[WHAT YOU SHOULD DO] Below are some records. Output the lines from the first one through the line that holds "(upAlabel) at (upA)", exactly as written, with no pictures.

[RECORD EXCERPTS]
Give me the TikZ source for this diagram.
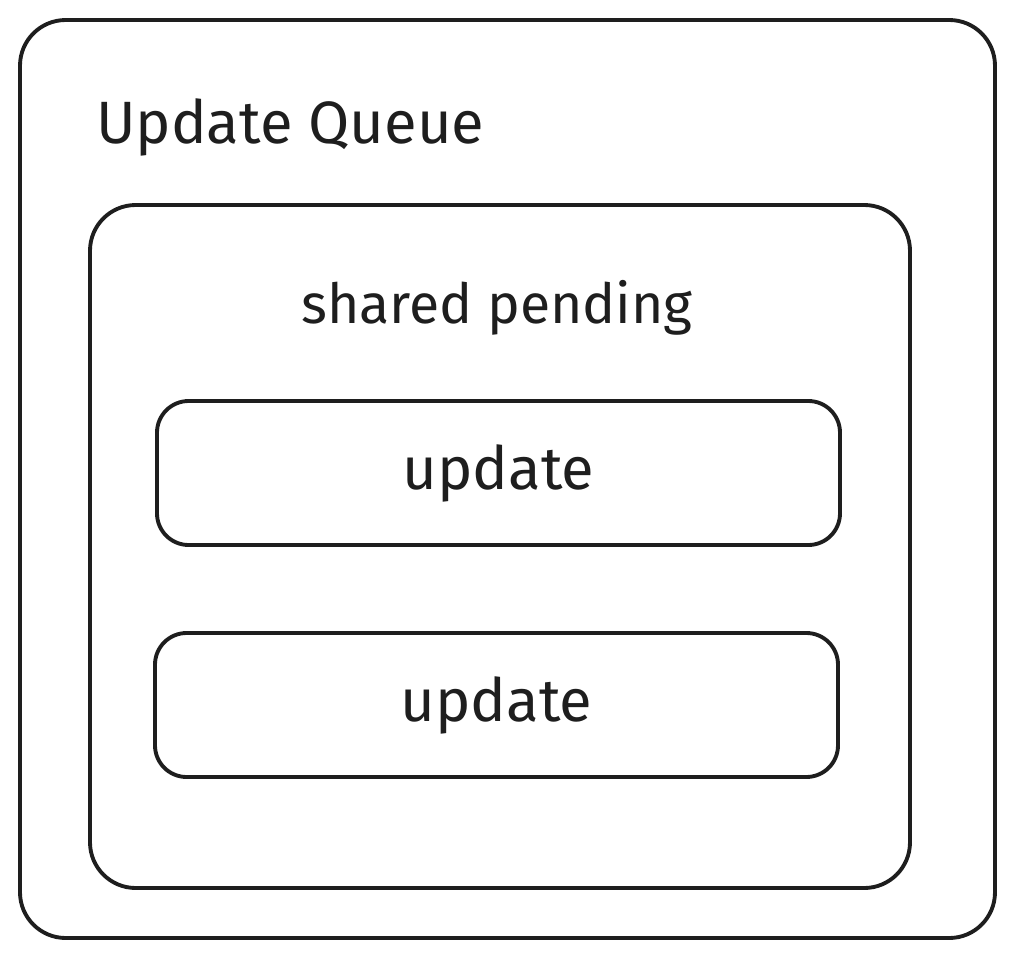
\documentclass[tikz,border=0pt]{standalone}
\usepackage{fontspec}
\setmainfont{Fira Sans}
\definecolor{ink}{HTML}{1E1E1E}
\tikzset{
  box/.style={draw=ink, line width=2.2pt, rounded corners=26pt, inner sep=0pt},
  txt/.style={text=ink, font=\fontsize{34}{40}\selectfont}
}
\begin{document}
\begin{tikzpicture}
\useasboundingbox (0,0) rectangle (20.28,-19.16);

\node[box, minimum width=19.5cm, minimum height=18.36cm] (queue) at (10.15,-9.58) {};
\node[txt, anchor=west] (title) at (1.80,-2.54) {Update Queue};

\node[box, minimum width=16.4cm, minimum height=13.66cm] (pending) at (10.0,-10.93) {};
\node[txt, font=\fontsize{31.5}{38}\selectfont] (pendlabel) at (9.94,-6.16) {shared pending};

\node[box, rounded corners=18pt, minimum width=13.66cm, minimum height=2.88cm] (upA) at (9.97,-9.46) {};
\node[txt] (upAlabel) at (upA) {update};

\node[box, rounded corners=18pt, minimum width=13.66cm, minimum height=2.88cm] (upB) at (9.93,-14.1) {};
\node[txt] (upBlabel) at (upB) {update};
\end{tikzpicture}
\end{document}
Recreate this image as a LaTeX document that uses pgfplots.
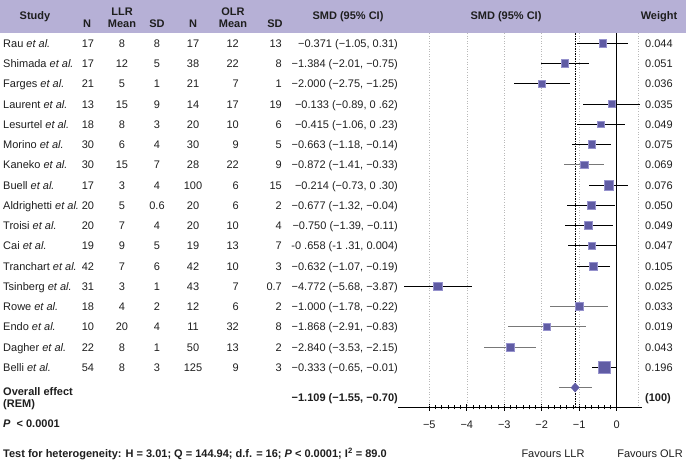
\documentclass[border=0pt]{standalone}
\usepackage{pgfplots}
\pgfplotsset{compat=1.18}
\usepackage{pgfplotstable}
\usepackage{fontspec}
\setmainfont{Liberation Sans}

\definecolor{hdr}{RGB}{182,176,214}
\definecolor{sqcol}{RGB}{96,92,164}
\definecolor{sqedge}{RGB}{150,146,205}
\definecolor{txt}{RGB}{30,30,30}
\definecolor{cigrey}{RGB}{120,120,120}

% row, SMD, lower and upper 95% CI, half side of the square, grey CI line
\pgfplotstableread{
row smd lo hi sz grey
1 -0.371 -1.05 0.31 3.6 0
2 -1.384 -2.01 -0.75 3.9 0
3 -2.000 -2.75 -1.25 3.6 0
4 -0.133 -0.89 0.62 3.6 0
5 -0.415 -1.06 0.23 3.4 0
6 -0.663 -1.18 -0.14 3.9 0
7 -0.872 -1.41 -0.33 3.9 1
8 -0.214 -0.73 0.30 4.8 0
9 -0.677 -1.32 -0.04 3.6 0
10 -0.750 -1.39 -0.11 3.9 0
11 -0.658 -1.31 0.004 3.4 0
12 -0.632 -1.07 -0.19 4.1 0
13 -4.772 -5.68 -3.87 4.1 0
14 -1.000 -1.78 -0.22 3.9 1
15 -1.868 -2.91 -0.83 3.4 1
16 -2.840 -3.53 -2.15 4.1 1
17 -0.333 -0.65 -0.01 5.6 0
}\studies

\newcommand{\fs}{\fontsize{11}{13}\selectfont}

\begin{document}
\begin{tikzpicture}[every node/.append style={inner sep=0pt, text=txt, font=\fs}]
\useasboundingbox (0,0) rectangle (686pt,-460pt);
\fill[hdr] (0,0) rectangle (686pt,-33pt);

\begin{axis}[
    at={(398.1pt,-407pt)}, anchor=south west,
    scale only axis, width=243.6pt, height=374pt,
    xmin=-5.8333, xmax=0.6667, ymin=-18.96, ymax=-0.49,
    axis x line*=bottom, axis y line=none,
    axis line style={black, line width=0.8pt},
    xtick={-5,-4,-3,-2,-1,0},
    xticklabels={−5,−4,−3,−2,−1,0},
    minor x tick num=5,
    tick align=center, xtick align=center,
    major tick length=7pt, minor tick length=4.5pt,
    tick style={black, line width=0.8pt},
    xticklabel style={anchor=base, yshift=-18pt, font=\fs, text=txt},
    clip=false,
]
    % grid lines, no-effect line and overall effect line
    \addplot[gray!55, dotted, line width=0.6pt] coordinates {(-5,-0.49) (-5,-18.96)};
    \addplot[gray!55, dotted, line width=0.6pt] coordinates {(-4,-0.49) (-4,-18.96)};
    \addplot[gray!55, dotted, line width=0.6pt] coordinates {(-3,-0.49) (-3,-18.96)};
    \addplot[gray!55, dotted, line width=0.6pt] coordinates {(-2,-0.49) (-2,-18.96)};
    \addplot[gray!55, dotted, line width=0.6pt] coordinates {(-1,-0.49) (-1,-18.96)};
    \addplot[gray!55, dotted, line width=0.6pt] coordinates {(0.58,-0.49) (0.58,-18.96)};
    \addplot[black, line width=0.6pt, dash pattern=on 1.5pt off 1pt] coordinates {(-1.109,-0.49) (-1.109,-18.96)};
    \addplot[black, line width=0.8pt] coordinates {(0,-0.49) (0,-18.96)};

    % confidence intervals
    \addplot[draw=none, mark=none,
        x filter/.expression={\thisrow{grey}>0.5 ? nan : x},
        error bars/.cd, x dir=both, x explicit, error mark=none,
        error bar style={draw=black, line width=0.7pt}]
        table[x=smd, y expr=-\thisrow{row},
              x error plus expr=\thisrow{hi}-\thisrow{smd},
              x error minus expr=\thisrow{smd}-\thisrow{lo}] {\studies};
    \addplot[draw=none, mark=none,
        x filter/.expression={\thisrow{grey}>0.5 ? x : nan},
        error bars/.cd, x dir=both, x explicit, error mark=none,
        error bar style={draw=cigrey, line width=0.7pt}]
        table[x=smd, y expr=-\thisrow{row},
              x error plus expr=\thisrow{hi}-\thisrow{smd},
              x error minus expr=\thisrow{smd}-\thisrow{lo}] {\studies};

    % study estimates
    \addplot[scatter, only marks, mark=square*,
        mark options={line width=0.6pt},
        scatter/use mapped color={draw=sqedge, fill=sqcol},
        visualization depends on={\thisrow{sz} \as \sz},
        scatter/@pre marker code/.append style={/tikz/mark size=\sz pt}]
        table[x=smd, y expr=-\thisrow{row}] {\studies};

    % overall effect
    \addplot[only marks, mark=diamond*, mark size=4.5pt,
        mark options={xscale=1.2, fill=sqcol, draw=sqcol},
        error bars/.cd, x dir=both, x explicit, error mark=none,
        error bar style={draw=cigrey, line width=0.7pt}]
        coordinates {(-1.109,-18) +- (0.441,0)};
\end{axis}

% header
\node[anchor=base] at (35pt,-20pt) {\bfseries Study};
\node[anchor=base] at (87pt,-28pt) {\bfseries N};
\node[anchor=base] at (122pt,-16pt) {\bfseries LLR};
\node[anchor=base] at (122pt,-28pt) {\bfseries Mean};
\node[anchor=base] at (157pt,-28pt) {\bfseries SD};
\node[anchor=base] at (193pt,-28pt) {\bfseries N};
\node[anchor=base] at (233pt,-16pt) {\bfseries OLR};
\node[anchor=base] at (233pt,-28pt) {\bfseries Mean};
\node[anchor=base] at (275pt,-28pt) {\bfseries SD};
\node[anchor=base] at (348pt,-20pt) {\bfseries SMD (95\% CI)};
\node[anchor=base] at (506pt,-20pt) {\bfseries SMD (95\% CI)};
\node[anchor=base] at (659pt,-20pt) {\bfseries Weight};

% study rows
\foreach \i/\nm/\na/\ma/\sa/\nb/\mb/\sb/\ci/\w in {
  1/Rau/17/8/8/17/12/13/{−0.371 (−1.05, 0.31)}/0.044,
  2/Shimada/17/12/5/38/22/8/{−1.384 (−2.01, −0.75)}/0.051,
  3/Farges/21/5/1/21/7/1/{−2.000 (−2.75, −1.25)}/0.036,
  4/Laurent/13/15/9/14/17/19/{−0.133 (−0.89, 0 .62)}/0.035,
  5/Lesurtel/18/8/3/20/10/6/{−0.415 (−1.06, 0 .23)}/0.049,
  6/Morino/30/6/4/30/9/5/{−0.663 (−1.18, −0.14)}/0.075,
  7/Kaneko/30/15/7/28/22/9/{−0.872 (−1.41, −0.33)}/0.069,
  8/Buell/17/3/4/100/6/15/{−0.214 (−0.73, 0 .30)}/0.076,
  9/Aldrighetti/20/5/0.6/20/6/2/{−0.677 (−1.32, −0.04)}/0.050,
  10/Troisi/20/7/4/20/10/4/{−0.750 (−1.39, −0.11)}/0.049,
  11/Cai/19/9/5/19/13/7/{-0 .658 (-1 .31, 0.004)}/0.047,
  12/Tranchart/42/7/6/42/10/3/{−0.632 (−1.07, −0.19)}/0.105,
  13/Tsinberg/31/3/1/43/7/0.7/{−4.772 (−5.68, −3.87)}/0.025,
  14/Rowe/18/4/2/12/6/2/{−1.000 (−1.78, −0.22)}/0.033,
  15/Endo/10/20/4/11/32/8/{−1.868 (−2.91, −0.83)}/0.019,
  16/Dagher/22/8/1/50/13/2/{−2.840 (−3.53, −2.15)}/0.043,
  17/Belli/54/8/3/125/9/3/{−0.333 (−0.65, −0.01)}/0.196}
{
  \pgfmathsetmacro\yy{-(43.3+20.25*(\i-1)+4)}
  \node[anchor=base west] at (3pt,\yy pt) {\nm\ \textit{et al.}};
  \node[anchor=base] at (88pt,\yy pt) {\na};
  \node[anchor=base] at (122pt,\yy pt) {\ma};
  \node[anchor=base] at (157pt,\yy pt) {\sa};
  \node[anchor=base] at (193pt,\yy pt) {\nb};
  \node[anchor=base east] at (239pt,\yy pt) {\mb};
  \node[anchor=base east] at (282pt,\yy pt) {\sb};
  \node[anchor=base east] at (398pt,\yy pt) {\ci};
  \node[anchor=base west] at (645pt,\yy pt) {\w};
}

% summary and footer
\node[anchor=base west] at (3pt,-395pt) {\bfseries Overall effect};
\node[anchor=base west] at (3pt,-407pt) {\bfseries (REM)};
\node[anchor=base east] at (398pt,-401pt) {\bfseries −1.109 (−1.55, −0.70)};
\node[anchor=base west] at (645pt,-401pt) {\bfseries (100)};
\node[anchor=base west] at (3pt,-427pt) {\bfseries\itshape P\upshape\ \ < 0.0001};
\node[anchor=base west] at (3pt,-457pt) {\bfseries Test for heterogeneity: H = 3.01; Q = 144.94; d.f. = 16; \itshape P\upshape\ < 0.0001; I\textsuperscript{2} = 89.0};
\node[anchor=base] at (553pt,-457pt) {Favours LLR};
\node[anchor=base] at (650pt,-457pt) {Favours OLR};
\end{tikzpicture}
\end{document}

[CORRECT RESPONSE]
Give me the TikZ source for this diagram.
\documentclass[tikz,border=0pt]{standalone}
\usepackage{fontspec}
\setmainfont{Fira Sans}
\definecolor{ink}{HTML}{1E1E1E}
\tikzset{
  box/.style={draw=ink, line width=2.2pt, rounded corners=26pt, inner sep=0pt},
  txt/.style={text=ink, font=\fontsize{34}{40}\selectfont}
}
\begin{document}
\begin{tikzpicture}
\useasboundingbox (0,0) rectangle (20.28,-19.16);

\node[box, minimum width=19.5cm, minimum height=18.36cm] (queue) at (10.15,-9.58) {};
\node[txt, anchor=west] (title) at (1.80,-2.54) {Update Queue};

\node[box, minimum width=16.4cm, minimum height=13.66cm] (pending) at (10.0,-10.93) {};
\node[txt, font=\fontsize{31.5}{38}\selectfont] (pendlabel) at (9.94,-6.16) {shared pending};

\node[box, rounded corners=18pt, minimum width=13.66cm, minimum height=2.88cm] (upA) at (9.97,-9.46) {};
\node[txt] (upAlabel) at (upA) {update};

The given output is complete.